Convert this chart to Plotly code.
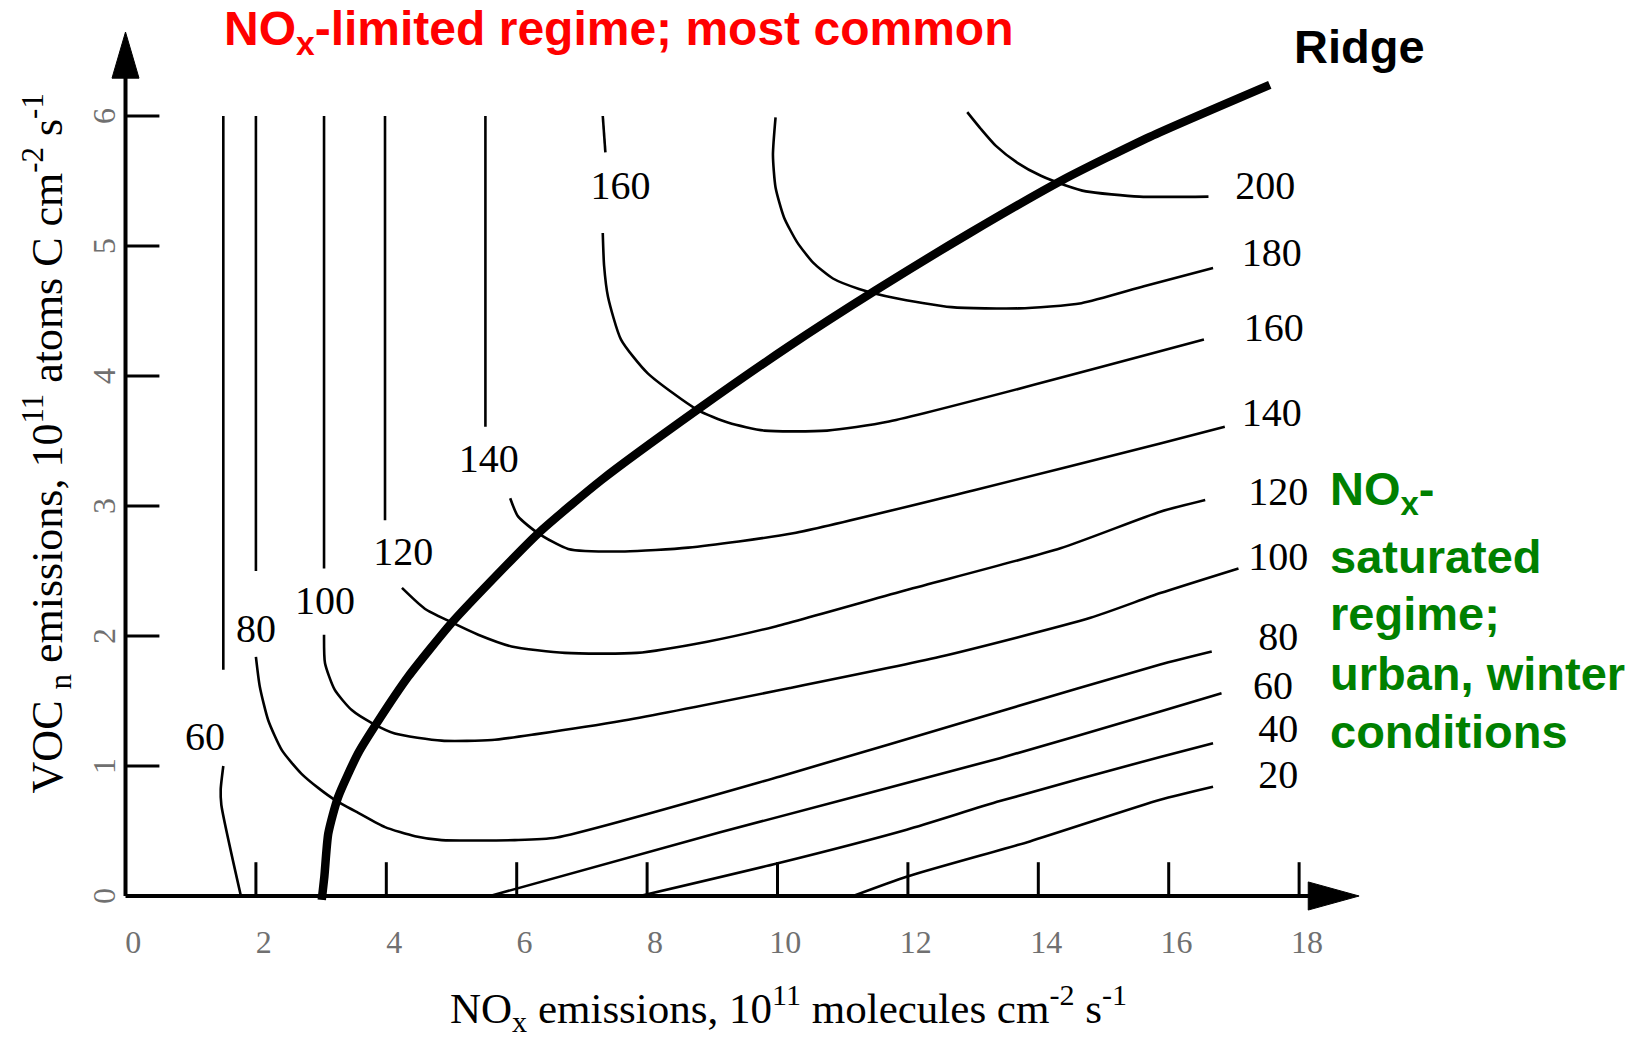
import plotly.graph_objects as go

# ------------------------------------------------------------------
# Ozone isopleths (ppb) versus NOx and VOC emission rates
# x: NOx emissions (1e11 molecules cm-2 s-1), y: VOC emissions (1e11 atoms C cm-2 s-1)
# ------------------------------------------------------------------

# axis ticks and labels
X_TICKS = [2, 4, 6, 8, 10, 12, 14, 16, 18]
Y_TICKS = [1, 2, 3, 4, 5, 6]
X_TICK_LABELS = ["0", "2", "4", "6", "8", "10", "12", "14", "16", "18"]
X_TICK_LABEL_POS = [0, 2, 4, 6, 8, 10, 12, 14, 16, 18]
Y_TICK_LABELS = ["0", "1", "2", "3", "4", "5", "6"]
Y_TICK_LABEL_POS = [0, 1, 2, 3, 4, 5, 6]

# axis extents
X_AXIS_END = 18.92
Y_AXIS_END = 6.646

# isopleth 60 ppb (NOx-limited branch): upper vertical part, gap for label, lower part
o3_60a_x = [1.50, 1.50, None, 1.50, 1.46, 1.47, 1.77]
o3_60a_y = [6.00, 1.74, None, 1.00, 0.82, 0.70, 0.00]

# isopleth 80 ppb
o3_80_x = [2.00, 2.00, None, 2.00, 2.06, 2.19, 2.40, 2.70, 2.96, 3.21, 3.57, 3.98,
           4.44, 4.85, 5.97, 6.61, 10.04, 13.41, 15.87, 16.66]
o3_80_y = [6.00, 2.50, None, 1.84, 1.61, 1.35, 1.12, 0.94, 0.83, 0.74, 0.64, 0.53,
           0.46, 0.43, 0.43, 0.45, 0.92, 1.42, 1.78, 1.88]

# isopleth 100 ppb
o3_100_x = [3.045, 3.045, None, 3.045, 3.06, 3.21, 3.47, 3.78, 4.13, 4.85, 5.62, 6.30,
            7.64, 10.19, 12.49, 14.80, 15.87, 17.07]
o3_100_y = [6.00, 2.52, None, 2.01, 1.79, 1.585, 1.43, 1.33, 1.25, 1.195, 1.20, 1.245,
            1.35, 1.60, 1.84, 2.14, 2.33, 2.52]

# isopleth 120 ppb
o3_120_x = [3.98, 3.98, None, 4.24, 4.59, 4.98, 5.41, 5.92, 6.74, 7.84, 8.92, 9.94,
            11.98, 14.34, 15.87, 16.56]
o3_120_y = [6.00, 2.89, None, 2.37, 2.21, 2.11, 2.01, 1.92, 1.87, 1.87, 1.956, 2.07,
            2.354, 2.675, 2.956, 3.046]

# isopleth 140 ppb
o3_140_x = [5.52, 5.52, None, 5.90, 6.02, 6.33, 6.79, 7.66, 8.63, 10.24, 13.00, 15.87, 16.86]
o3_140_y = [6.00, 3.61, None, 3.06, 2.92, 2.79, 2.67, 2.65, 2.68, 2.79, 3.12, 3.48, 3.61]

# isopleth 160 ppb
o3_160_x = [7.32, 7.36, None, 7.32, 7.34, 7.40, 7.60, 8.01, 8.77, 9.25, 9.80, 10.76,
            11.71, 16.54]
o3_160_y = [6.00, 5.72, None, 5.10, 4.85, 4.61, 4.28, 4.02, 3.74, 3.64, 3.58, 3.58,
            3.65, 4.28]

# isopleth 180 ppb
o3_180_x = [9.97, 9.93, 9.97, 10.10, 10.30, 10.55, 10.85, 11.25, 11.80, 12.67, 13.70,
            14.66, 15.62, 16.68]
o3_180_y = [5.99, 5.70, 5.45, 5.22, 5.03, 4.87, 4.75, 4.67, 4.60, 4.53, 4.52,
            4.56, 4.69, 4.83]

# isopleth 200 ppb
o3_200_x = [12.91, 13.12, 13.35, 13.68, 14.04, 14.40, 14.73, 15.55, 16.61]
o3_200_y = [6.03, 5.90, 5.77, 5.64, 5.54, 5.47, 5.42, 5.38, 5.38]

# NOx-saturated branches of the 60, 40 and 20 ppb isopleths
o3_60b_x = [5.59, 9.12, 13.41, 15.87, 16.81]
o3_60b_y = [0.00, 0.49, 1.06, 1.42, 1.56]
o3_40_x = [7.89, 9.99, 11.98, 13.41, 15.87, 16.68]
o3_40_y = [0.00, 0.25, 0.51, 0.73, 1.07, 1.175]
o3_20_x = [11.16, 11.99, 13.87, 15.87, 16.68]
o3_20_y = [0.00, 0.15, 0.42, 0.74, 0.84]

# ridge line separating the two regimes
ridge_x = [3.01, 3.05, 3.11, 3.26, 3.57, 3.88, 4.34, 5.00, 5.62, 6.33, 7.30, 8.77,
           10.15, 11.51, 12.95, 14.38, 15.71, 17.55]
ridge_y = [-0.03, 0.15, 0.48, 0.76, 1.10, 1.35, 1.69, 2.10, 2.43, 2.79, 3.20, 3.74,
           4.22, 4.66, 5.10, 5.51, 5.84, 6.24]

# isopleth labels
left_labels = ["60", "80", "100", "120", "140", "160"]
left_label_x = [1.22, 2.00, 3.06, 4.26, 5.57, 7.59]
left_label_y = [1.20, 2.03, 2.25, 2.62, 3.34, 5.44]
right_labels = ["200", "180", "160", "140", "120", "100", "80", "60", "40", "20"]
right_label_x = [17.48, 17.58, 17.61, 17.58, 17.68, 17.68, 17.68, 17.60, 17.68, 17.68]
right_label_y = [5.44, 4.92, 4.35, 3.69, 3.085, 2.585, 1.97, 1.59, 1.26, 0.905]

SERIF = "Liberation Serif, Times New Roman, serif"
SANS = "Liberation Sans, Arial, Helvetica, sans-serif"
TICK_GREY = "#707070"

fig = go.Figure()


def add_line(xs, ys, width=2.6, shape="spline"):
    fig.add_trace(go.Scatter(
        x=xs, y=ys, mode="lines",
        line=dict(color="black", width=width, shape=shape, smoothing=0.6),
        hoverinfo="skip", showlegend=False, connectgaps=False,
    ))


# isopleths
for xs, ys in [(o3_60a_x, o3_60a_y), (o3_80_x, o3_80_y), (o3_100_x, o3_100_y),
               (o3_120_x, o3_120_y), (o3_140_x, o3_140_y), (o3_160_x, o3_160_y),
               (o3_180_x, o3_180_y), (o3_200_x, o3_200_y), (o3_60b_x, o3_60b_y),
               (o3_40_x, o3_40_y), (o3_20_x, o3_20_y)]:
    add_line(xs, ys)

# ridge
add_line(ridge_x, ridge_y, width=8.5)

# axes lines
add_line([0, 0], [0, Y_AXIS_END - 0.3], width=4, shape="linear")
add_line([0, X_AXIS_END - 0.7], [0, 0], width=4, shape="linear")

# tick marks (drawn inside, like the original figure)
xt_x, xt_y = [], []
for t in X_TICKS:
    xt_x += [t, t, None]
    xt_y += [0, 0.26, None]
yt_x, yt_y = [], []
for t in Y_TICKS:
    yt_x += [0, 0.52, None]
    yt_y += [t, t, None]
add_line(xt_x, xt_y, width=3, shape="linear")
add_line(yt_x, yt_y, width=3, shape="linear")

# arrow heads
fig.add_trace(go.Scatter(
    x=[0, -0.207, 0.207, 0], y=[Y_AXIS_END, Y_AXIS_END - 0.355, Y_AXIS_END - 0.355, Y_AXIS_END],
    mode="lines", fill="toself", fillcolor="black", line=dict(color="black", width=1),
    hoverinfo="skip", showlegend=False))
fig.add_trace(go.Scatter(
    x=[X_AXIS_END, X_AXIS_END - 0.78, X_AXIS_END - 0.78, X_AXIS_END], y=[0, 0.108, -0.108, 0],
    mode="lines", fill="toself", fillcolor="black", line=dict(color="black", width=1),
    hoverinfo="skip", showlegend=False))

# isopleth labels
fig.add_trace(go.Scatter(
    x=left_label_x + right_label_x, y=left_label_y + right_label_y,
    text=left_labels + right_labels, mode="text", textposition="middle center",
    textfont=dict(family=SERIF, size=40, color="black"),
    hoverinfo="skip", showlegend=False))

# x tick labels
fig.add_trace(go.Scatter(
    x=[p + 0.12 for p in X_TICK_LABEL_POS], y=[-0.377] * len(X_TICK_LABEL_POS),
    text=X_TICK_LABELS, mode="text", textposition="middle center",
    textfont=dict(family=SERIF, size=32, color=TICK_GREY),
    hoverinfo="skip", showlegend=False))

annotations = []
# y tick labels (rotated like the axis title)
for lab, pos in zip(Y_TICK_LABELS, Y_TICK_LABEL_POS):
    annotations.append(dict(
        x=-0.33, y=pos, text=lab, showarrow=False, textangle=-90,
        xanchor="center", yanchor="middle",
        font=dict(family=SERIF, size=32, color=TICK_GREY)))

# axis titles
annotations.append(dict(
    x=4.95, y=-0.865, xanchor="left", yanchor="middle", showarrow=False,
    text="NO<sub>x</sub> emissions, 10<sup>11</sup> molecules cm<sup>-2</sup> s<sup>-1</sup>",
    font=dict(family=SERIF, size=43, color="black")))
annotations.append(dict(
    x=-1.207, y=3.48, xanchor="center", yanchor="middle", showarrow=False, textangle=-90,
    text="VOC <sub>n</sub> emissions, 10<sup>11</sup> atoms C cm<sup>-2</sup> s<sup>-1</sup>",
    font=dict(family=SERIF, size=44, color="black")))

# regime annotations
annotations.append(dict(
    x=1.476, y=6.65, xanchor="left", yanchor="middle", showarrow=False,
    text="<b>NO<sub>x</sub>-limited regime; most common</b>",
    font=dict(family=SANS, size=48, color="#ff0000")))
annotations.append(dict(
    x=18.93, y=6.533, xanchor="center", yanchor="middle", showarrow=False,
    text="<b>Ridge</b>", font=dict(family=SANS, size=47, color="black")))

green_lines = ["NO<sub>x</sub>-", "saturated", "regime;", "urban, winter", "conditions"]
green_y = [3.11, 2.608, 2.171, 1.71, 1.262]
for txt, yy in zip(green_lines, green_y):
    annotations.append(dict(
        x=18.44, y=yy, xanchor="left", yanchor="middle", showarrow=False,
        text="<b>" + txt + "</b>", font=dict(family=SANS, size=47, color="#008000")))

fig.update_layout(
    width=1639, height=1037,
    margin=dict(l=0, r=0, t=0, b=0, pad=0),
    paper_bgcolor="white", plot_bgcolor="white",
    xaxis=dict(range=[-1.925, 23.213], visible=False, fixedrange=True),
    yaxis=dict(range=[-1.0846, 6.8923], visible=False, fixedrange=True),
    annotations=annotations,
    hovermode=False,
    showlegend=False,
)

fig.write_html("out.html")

_ _ _ _ _ _ _

Exercise prompt: Repeat the lines exactly as they stand, from the opening line of the data through the line with "2.354, 2.675, 2.956, 3.046]". Pictures stay out of the copy.

Reply:
Convert this chart to Plotly code.
import plotly.graph_objects as go

# ------------------------------------------------------------------
# Ozone isopleths (ppb) versus NOx and VOC emission rates
# x: NOx emissions (1e11 molecules cm-2 s-1), y: VOC emissions (1e11 atoms C cm-2 s-1)
# ------------------------------------------------------------------

# axis ticks and labels
X_TICKS = [2, 4, 6, 8, 10, 12, 14, 16, 18]
Y_TICKS = [1, 2, 3, 4, 5, 6]
X_TICK_LABELS = ["0", "2", "4", "6", "8", "10", "12", "14", "16", "18"]
X_TICK_LABEL_POS = [0, 2, 4, 6, 8, 10, 12, 14, 16, 18]
Y_TICK_LABELS = ["0", "1", "2", "3", "4", "5", "6"]
Y_TICK_LABEL_POS = [0, 1, 2, 3, 4, 5, 6]

# axis extents
X_AXIS_END = 18.92
Y_AXIS_END = 6.646

# isopleth 60 ppb (NOx-limited branch): upper vertical part, gap for label, lower part
o3_60a_x = [1.50, 1.50, None, 1.50, 1.46, 1.47, 1.77]
o3_60a_y = [6.00, 1.74, None, 1.00, 0.82, 0.70, 0.00]

# isopleth 80 ppb
o3_80_x = [2.00, 2.00, None, 2.00, 2.06, 2.19, 2.40, 2.70, 2.96, 3.21, 3.57, 3.98,
           4.44, 4.85, 5.97, 6.61, 10.04, 13.41, 15.87, 16.66]
o3_80_y = [6.00, 2.50, None, 1.84, 1.61, 1.35, 1.12, 0.94, 0.83, 0.74, 0.64, 0.53,
           0.46, 0.43, 0.43, 0.45, 0.92, 1.42, 1.78, 1.88]

# isopleth 100 ppb
o3_100_x = [3.045, 3.045, None, 3.045, 3.06, 3.21, 3.47, 3.78, 4.13, 4.85, 5.62, 6.30,
            7.64, 10.19, 12.49, 14.80, 15.87, 17.07]
o3_100_y = [6.00, 2.52, None, 2.01, 1.79, 1.585, 1.43, 1.33, 1.25, 1.195, 1.20, 1.245,
            1.35, 1.60, 1.84, 2.14, 2.33, 2.52]

# isopleth 120 ppb
o3_120_x = [3.98, 3.98, None, 4.24, 4.59, 4.98, 5.41, 5.92, 6.74, 7.84, 8.92, 9.94,
            11.98, 14.34, 15.87, 16.56]
o3_120_y = [6.00, 2.89, None, 2.37, 2.21, 2.11, 2.01, 1.92, 1.87, 1.87, 1.956, 2.07,
            2.354, 2.675, 2.956, 3.046]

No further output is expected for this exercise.